The U.S. Navy is moving towards selecting Raytheon's Griffin missile as the replacement for the cancelled Non-Line of Sight missile on its Littoral Combat Ships, according to the director of the service's surface warfare division.
After evaluating its options for replacing one of the key parts of the LCS' surface warfare mission systems for six months, the surface warfare division settled on the Griffin due to the fact that it can hit targets at acceptable ranges for less money than the NLOS system, said Rear Adm. Frank Pandolfe today during a speech at a Surface Navy Association convention in Arlington, Va.

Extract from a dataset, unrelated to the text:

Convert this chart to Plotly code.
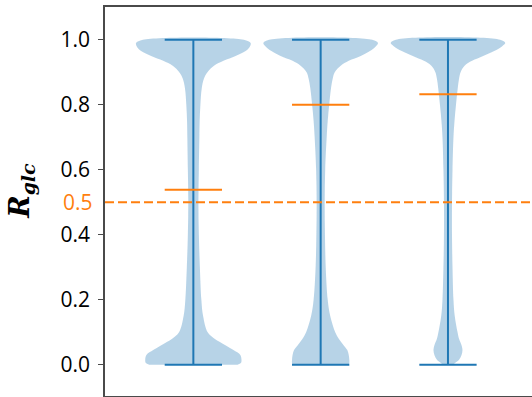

The Griffin -- with its launchers pictured above mounted on a Humvee -- will also be cheaper to install on the LCS than the larger NLOS system, according to Pandolfe.
Top Navy brass must now sign off on Pandolfe's recommendation to buy the Griffin.
The service is hoping to field a short-range version of the weapon around mid-decade followed by a longer-range version of it a couple of years later, according to a chart he showed during his speech. The missile, which uses parts of the Javelin anti-tank and AIM-9X Sidewinder air-to-air missiles, was originally designed as a replacement for the Hellfire antitank missile used by UAVs. It's equipped with a 13 pound warhead and semi-active laser seeker.
This comes a little more than a week after the Navy moved to buy 10 each of the Freedom and Independence class LCSs over the next five years. The sea service says this move will save $2.9 billion over the original plan to buy 19 of one class of LCS in the same time period.